3. Kevin Durant: LeBron Lite is is super-skilled, sees the floor and can finish from any angle. I’m picking him over Kobe on this list because even though Kobe is still the game’s best finisher, we’ve seen him knock down the same off-the-bounce jumper and give the same hush sign dozens and dozens of times. Durant is new and inventing ways to dominate. He can score on an underhand scoop from the baseline as well as a fadeaway 20-footer with two guys in his face, and he’s just now growing up. It’s like he’s just now realizing (and polishing) the enormity of his own talents, and we might only be a season away from seeing LeBron vs. Durant coming to Christmas and Easter showcase games as opposed to Monday night at 6:30. I’ll be watching.
4. Manny Pacqauio: I still appreciate boxing, and Pacaquaio’s last four or five fights are a big reason why. He’s unexplainably quick, relentless and powerful, and if you turn away for one second you might miss a lights-out knockout (though if that’s happened to you, don’t worry. Many of his opponents haven’t seen it coming, either). It’s well beyond time for Pacquaio and Floyd Mayweather Jr. to settle their out-of-ring differences, get in the ring and tango, and we’d all pay money to see that clash of styles and probably the two best fighters on the planet.

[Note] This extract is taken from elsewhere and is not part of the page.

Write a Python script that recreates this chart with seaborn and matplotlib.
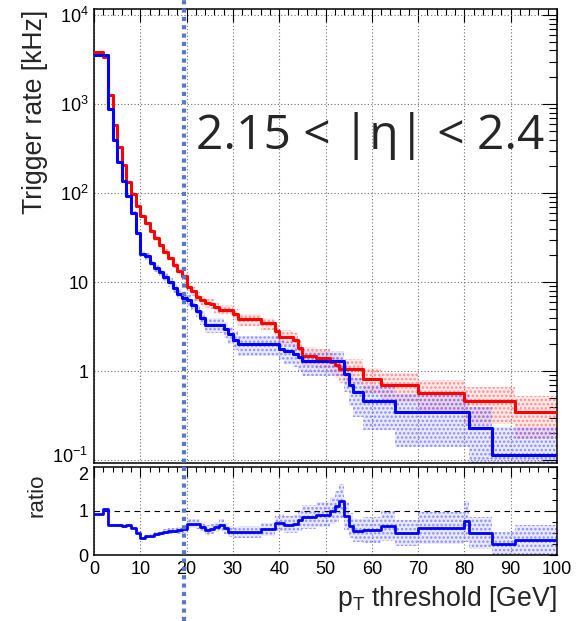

5. Brett Favre: A tough call because of the number of times he throws it to the other team. But he doesn’t just throw it. He zings it. The Old Man brings a certain energy — the “having fun” thing is tired, but his love for the game is evident — to the field that makes him the one guy (just ahead of that Greek God wearing #28 in his Vikings backfield) in the NFL that I’d pay to see. Here’s my thought on why I take Favre over the other (and better) quarterbacks: You’d pay to see him throw a dart for a touchdown pass like he did in last year’s season opener and then run and tackle Percy Harvin in joyous, real celebration. Would you pay to see Peyton Manning fool some rookie corner from West Texas State into giving up inside leverage for a 7-yard gain on third and 6 on the second drive of a game and then barely pump his fist? That’s an art, yes. But for the money give me Grandpa Gunslinger.
Now, for further explanation of my selections: I couldn’t pick Roger Federer because I don’t watch tennis. I wanted to pick Michael Phelps, but I didn’t say pay to party with him (or Tiger); I said pay to see him perform. I’d choose paying for the track meet over the swim meet. I have seen a little of Alex Ovechkin and he’s phenomenal, but I haven’t seen enough to put him on my personal list. I think Tim Lincecum is a freak, Joe Mauer is a perfect baseball player and I’d pay to see Steph Curry shoot 3-pointers all day, but those guys just couldn’t crack this list. I thought long and hard about Adrian Peterson, Drew Brees and Troy Polamalu as well, and I honestly went in intending to have Joshua Cribbs on the list. I do get to watch Cribbs and LeBron all the time. It’s good to be a witness.